Polarization multiplexing has been in practical use as another technique to achieve large-capacity transmission. In polarization multiplexing, two optical signals are transmitted using a pair of orthogonal polarizations (x-polarization and y-polarization). Therefore, polarization multiplexing transmission can double transmission capacity compared to single-polarization transmission. Generally, in polarization multiplexing transmission, it is preferable that optical signals in different polarization channels have the same optical power.
An optical transmission line, however, has polarization dependent loss (PDL). If polarization multiplexed optical signals are transmitted via a transmission line that has polarization dependent loss, the optical signals in an x-polarization channel and a y-polarization channel will suffer different losses. That is, in an optical transmission line that has polarization dependent loss, an optical power difference arises between the polarization channels. In this case, the characteristics of the optical signals (in particular, optical signal-to-noise ratio, OSNR) differ between the polarization channels.

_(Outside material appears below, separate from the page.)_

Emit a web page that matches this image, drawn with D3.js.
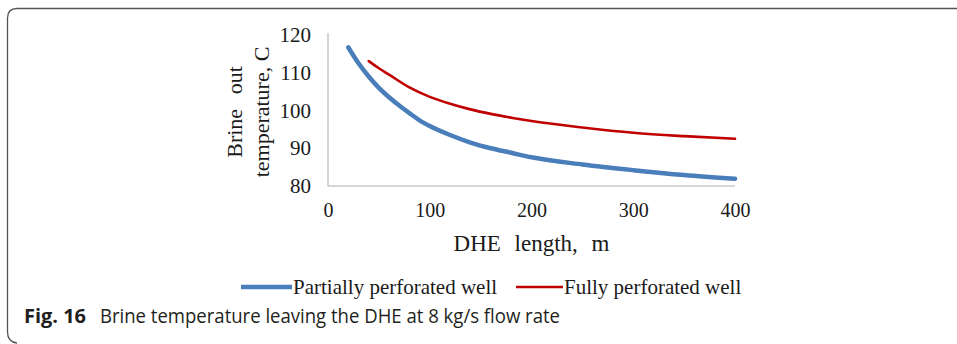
<!DOCTYPE html>
<html>
<head>
<meta charset="utf-8">
<script src="https://cdn.jsdelivr.net/npm/d3@7"></script>
<style>
    html, body { margin: 0; padding: 0; background: #fff; }
    svg { display: block; }
</style>
</head>
<body>
<svg id="chart" width="957" height="344"></svg>
<script>
"use strict";

// DHE length, m
const partialLength = [20, 30, 40, 50, 60, 70, 80, 90, 100, 120, 140, 160, 180, 200, 250, 300, 350, 400];
// Brine out temperature, C
const partialTemp = [116.7, 112.5, 109, 106, 103.5, 101.3, 99.3, 97.4, 95.9, 93.5, 91.5, 90, 88.8, 87.6, 85.7, 84.2, 82.9, 81.9];

const fullLength = [40, 50, 60, 80, 100, 120, 140, 160, 180, 200, 250, 300, 350, 400];
const fullTemp = [113.1, 111.2, 109.5, 106.1, 103.6, 101.8, 100.3, 99.1, 98.1, 97.2, 95.5, 94.1, 93.2, 92.5];

const xTicks = [0, 100, 200, 300, 400];
const yTicks = [80, 90, 100, 110, 120];

const seriesNames = ['Partially perforated well', 'Fully perforated well'];
const seriesColors = ['#4a7ebb', '#c00000'];
const seriesWidths = [4.5, 2.6];

const serif = '"Liberation Serif", "Times New Roman", serif';

function drawFrame(svg) {
    // rounded panel border, open on the right
    svg.append('path')
        .attr('d', 'M957,8.5 L17,8.5 Q7.5,8.5 7.5,18 L7.5,332 Q7.5,342 17,343')
        .attr('fill', 'none')
        .attr('stroke', '#555')
        .attr('stroke-width', 1.3);
}

function drawChart(svg) {
    const x = d3.scaleLinear().domain([0, 400]).range([328, 735]);
    const y = d3.scaleLinear().domain([80, 120]).range([186, 35]);

    // axis lines
    svg.append('line')
        .attr('x1', x(0)).attr('x2', x(0))
        .attr('y1', y(120) - 2).attr('y2', y(80))
        .attr('stroke', '#c8c8c8').attr('stroke-width', 1.5);
    svg.append('line')
        .attr('x1', x(0)).attr('x2', x(400))
        .attr('y1', y(80)).attr('y2', y(80))
        .attr('stroke', '#c8c8c8').attr('stroke-width', 1.5);

    const yAxis = d3.axisLeft(y).tickValues(yTicks).tickSize(0).tickPadding(17);
    svg.append('g')
        .attr('transform', `translate(${x(0)},0)`)
        .call(yAxis)
        .call(g => g.select('.domain').remove())
        .selectAll('text')
        .attr('font-family', serif)
        .attr('font-size', 21)
        .attr('fill', '#1a1a1a');

    const xAxis = d3.axisBottom(x).tickValues(xTicks).tickSize(0).tickPadding(17);
    svg.append('g')
        .attr('transform', `translate(0,${y(80)})`)
        .call(xAxis)
        .call(g => g.select('.domain').remove())
        .selectAll('text')
        .attr('font-family', serif)
        .attr('font-size', 20)
        .attr('fill', '#1a1a1a');

    // y axis title, two lines
    const yTitle = svg.append('text')
        .attr('transform', 'translate(242,112) rotate(-90)')
        .attr('text-anchor', 'middle')
        .attr('font-family', serif)
        .attr('font-size', 22)
        .attr('fill', '#1a1a1a');
    yTitle.append('tspan').attr('x', 0).attr('dy', 0)
        .attr('word-spacing', 9).text('Brine out');
    yTitle.append('tspan').attr('x', 0).attr('dy', 27).text('temperature, C');

    svg.append('text')
        .attr('x', (x(0) + x(400)) / 2)
        .attr('y', 251)
        .attr('text-anchor', 'middle')
        .attr('font-family', serif)
        .attr('font-size', 23)
        .attr('word-spacing', 8)
        .attr('fill', '#1a1a1a')
        .text('DHE length, m');

    const line = d3.line()
        .x(d => x(d[0]))
        .y(d => y(d[1]))
        .curve(d3.curveMonotoneX);

    const series = [
        d3.zip(partialLength, partialTemp),
        d3.zip(fullLength, fullTemp)
    ];

    svg.selectAll('path.series')
        .data(series)
        .join('path')
        .attr('class', 'series')
        .attr('d', line)
        .attr('fill', 'none')
        .attr('stroke', (d, i) => seriesColors[i])
        .attr('stroke-width', (d, i) => seriesWidths[i])
        .attr('stroke-linecap', 'round')
        .attr('stroke-linejoin', 'round');
}

function drawLegend(svg) {
    const starts = [241, 516];
    const lens = [51, 47];
    const legend = svg.append('g');
    seriesNames.forEach((name, i) => {
        const g = legend.append('g').attr('transform', `translate(${starts[i]},287)`);
        g.append('line')
            .attr('x1', 0).attr('x2', lens[i])
            .attr('y1', 0).attr('y2', 0)
            .attr('stroke', seriesColors[i])
            .attr('stroke-width', seriesWidths[i]);
        g.append('text')
            .attr('x', lens[i] + 1)
            .attr('y', 7)
            .attr('font-family', serif)
            .attr('font-size', 21)
            .attr('fill', '#1a1a1a')
            .text(name);
    });
}

function drawCaption(svg) {
    const font = '"Open Sans", "Noto Sans", sans-serif';
    svg.append('text')
        .attr('x', 24)
        .attr('y', 323)
        .attr('font-family', font)
        .attr('font-size', 19.5)
        .attr('font-weight', 'bold')
        .attr('fill', '#231f20')
        .attr('textLength', 62)
        .attr('lengthAdjust', 'spacingAndGlyphs')
        .text('Fig. 16');
    svg.append('text')
        .attr('x', 100)
        .attr('y', 323)
        .attr('font-family', font)
        .attr('font-size', 19.5)
        .attr('fill', '#231f20')
        .attr('textLength', 460)
        .attr('lengthAdjust', 'spacingAndGlyphs')
        .text('Brine temperature leaving the DHE at 8 kg/s flow rate');
}

const svg = d3.select('#chart');
drawFrame(svg);
drawChart(svg);
drawLegend(svg);
drawCaption(svg);
</script>
</body>
</html>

Configurations taking this problem into consideration have been proposed. As one example, a configuration (e.g., Japanese Laid-Open Patent Publication No. 2009-89194) is proposed that varies the allocation of data (bits) to the polarization channels so that each bit of the channel to be transmitted by x-polarization and each bit of the channel to be transmitted by y-polarization in the case of normal allocation are switched around in a required ratio. As another example, a configuration (e.g., Japanese Laid-Open Patent Publication No. 2010-109705) is proposed that implements polarization scrambling of transmitted signal light by digital signal processing.
According to the above proposed configurations, even if there is polarization dependent loss, degradations in the polarization channels are equalized with respect to the time axis to reduce differences in average bit error rate between the polarization channels. These configurations, however, do not reduce the difference in OSNR between the polarizations and therefore cannot sufficiently improve transmission characteristics.
Meanwhile, using digital signal processing enables compensating for the waveform distortions of optical signals. Therefore, chromatic dispersion and/or polarization mode dispersion may be compensated for by digital signal processing. However, since polarization dependent loss causes degradation of OSNR, it is difficult to compensate for the degradation of transmission characteristics due to polarization dependent loss even if digital signal processing is used for an optical receiver.